Monday, August 24, 2009


Well, not quite.

Potato_bin I’m afraid my family sees my efforts to raise potatoes as rather a joke.  After all, you can buy a five pound bag at the grocery store for less than $2.  And I must admit my yearly yield isn’t much more than a couple of pounds.  But that’s not why I grow them.  I grow them for the enjoyment of eating something I have grown.  And, as my husband pointed out, every vegetable we grow is free of pesticides.  What’s wrong with that?

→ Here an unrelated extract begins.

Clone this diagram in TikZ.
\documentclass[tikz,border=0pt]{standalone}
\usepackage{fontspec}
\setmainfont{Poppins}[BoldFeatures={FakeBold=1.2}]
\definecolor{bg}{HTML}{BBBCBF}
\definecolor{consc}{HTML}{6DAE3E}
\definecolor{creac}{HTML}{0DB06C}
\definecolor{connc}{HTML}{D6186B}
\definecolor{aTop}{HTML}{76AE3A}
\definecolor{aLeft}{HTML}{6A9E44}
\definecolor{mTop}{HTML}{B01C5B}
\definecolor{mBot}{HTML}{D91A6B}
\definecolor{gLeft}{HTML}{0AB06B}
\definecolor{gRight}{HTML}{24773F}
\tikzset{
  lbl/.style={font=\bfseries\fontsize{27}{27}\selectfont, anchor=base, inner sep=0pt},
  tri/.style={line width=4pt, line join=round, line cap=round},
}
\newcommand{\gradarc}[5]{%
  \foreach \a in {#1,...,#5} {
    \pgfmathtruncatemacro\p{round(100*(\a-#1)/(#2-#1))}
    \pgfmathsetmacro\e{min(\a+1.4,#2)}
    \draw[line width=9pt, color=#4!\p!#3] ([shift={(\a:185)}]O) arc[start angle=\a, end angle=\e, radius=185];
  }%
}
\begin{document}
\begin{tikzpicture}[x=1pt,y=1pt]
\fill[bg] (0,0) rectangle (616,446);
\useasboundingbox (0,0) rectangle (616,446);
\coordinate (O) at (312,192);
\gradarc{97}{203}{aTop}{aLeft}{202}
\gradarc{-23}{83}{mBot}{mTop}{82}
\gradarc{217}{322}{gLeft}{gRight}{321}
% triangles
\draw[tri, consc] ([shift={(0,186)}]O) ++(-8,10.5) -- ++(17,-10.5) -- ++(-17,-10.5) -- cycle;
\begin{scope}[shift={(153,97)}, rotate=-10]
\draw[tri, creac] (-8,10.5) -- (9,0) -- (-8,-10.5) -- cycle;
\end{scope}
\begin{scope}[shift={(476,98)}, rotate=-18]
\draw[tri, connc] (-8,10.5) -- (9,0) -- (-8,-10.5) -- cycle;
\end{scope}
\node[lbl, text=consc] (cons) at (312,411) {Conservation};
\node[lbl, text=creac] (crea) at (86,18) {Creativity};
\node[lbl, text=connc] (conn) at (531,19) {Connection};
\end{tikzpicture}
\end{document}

I must admit I don’t go out and buy seed potatoes.  By the end of the winter, I usually end up with half a bag of bulk white potatoes that have eyes in them.  I let them mature in my pantry and by late May, I’m ready to plant.  (Mind you, I have tried seed potatoes that I bought at the Mennonite store.  Maybe it was just a bad year for seed potatoes, but it seems I’ve done better with my grocery store rejects.)

I tried planting potatoes in the ground and not only did I not have a great crop, but it was difficult to find them all.  So, for the past couple of years I’ve been growing them in a big plastic tub.  As they’re confined to a small area, naturally there won’t be hundreds of potatoes, nor are they tremendously big. 

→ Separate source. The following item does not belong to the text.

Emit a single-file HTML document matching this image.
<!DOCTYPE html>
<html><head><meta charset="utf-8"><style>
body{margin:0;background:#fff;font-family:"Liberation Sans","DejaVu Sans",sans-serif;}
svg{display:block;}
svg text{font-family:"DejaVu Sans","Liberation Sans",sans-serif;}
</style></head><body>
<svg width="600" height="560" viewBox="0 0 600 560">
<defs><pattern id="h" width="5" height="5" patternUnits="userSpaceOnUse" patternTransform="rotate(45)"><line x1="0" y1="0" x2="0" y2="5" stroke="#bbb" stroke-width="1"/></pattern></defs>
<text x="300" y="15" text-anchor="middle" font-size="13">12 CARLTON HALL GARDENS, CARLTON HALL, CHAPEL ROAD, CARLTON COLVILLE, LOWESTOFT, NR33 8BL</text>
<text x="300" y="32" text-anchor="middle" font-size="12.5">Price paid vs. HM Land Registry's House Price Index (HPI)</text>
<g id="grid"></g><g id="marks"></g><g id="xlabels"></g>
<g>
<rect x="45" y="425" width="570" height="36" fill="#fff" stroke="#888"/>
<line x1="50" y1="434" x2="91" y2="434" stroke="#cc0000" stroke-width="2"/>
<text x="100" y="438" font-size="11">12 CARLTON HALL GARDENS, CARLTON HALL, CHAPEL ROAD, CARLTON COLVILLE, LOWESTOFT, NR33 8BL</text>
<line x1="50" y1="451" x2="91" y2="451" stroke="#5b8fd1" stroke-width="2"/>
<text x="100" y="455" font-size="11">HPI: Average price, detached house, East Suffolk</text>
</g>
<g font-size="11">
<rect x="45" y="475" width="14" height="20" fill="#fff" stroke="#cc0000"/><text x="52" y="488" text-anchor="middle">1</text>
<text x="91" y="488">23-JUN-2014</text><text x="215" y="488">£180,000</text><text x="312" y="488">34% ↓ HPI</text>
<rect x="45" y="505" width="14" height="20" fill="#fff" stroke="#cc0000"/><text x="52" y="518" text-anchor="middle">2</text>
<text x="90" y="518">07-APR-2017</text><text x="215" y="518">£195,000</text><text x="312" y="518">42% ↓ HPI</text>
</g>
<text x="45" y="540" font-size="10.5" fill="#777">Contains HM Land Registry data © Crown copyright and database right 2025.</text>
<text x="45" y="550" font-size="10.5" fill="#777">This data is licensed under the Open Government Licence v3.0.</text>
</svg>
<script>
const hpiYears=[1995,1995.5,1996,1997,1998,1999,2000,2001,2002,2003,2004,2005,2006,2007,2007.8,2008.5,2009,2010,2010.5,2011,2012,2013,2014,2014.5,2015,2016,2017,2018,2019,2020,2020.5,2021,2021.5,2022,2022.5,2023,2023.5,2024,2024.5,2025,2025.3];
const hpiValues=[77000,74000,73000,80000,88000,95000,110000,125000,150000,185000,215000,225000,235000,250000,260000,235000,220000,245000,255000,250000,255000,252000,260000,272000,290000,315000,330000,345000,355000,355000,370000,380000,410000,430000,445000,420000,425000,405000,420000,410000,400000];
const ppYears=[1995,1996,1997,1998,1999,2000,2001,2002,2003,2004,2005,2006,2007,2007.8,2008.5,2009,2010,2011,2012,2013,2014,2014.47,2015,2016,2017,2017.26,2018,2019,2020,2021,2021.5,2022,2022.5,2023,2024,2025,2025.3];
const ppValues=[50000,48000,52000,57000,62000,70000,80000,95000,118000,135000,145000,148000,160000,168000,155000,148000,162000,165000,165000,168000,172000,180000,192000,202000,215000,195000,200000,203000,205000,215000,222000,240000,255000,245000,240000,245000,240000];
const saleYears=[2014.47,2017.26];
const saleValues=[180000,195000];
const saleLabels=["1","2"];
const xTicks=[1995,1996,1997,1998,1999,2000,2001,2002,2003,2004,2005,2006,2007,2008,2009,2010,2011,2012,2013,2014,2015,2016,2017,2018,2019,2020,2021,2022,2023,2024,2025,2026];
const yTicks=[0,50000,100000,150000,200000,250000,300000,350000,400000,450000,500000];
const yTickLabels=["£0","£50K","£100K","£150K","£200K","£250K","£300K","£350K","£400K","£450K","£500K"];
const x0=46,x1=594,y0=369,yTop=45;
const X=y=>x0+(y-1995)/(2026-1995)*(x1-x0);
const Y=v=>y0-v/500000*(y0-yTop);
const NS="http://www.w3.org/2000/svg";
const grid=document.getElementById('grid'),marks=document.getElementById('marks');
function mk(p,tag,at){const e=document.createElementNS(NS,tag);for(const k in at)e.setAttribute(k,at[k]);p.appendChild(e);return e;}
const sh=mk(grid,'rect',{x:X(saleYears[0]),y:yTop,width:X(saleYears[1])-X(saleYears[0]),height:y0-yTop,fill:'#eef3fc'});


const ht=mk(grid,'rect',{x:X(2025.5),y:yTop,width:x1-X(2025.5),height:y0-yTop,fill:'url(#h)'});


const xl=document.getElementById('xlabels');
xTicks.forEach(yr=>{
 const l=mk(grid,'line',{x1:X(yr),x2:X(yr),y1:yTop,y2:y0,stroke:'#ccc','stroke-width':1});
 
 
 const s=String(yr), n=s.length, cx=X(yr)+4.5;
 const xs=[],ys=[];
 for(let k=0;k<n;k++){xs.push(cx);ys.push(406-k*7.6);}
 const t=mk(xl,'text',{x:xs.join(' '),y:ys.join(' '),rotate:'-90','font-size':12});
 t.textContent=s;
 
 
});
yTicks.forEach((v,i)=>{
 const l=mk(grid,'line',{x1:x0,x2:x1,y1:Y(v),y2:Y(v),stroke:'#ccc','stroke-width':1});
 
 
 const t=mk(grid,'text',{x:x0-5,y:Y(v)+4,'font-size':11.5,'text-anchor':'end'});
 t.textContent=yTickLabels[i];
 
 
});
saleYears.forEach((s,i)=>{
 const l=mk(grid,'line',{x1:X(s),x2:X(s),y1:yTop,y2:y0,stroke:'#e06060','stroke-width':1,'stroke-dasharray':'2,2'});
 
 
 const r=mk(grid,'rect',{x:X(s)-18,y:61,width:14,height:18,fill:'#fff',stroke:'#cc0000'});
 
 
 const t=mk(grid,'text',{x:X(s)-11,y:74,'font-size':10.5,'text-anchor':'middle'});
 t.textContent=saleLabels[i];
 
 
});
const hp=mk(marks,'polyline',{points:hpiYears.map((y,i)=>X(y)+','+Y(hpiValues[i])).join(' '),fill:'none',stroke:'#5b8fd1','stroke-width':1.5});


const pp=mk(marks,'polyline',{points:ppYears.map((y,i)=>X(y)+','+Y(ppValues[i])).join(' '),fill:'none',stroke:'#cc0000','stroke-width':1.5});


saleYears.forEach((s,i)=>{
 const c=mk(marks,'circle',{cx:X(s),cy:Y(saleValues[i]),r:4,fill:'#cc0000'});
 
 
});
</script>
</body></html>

Potato_dying Some years my potato plants have flowered, but most years they have not.  I keep thinking that one day I’ll read up on potato husbandry, but there’s usually something more important (like keeping us in clean laundry) that needs to be done.

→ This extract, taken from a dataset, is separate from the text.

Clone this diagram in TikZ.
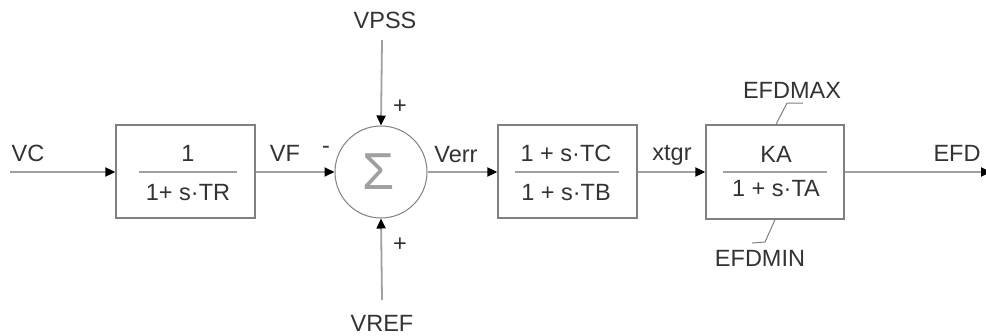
\documentclass[tikz,border=0pt]{standalone}
\usepackage{fontspec}
\setmainfont{Liberation Sans}
\usetikzlibrary{arrows.meta,calc}
\definecolor{linegray}{HTML}{A0A0A0}
\definecolor{boxgray}{HTML}{808080}
\definecolor{txt}{HTML}{333333}
\begin{document}
\begin{tikzpicture}[x=1pt,y=-1pt,
  lbl/.style={font=\fontsize{23.5}{26}\selectfont, text=txt, inner sep=0pt},
  blockbox/.style={draw=boxgray, line width=1.3pt, minimum width=139pt, minimum height=93pt, inner sep=0pt},
  wire/.style={draw=linegray, line width=1.8pt},
  arr/.style={wire, -{Triangle[length=10pt,width=9pt,color=black]}},
  frac/.style={draw=linegray, line width=1.8pt},
  lim/.style={draw=boxgray, line width=1pt}]
\useasboundingbox (0,0) rectangle (986,335);
\fill[white] (0,0) rectangle (986,335);
% blocks
\node[blockbox] (box1) at (185.5,171.5) {};
\node[blockbox] (box2) at (567.5,171.5) {};
\node[blockbox, minimum width=138pt, minimum height=94pt] (box3) at (775,172) {};
\node[circle, draw=boxgray, line width=1pt, minimum size=92pt, inner sep=0pt] (sum) at (381,172) {};
\node[font=\fontsize{52}{52}\selectfont, text=linegray, inner sep=0pt] (sigma) at (379,172) {Σ};
% fractions
\node[lbl] (n1) at (188,153) {1};
\node[lbl] (d1) at (188,193) {1+ s·TR};
\draw[frac] ($(box1.center)+(-47,0.5)$) -- ($(box1.center)+(51,0.5)$);
\node[lbl] (n2) at (566,153) {1 + s·TC};
\node[lbl] (d2) at (566,193) {1 + s·TB};
\draw[frac] ($(box2.center)+(-53,0.5)$) -- ($(box2.center)+(51,0.5)$);
\node[lbl] (n3) at (776,154) {KA};
\node[lbl] (d3) at (776,189) {1 + s·TA};
\draw[frac] ($(box3.center)+(-52,0)$) -- ($(box3.center)+(52,0)$);
% labels
\node[lbl] (vc) at (28,153) {VC};
\node[lbl] (vf) at (285,153) {VF};
\node[lbl] (minus) at (326,150) {-};
\node[lbl] (vpss) at (385,20) {VPSS};
\node[lbl] (plus1) at (400,107) {+};
\node[lbl] (vref) at (382,323) {VREF};
\node[lbl] (plus2) at (400,245) {+};
\node[lbl] (verr) at (456,155) {Verr};
\node[lbl] (xtgr) at (672,155) {xtgr};
\node[lbl] (efdmax) at (792,90) {EFDMAX};
\node[lbl] (efdmin) at (760,258) {EFDMIN};
\node[lbl] (efd) at (957,153) {EFD};
% free ends
\coordinate (vcin) at (10,172);
\coordinate (vpssin) at (382,40);
\coordinate (vrefin) at (382,300);
\coordinate (efdout) at (991,172);
% connectors
\draw[arr] (vcin) -- (box1.west |- vcin);
\draw[arr] (box1.east |- vcin) -- (sum.west);
\draw[arr] (vpssin) -- (sum.north);
\draw[arr] (vrefin) -- (sum.south);
\draw[arr] (sum.east) -- (box2.west |- sum.east);
\draw[arr] (box2.east |- sum.east) -- (box3.west |- sum.east);
\draw[arr] (box3.east) -- (efdout);
% limits
\draw[lim] (box3.north -| 776,0) -- (787,103) -- (803,103);
\draw[lim] (box3.south -| 775,0) -- (765,242) -- (752,243);
\end{tikzpicture}
\end{document}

I harvested my 2009 potato crop last week.  First, I waited until the plants were all shriveled up, and then I pulled them from the soil.  Potatoes_dumped Next, I dumped the entire tub onto a plastic tarp.  This made it easy to keep track of everything. I was delighted that upon dumping, I saw quite a few decent sized potatoes.  I have a little (child’s) bamboo rake, and I used that to rake through the dirt to find even the tiniest potatoes.  (We’re talking the size of your baby fingernail.)

2009_potato_crop That night, I boiled the smallest potatoes until they were tender, drained them, and dumped a big gob of butter into the saucepan, along with a handful (about a third of a cup) of chopped fresh parsley (also from the garden) and mixed it all together.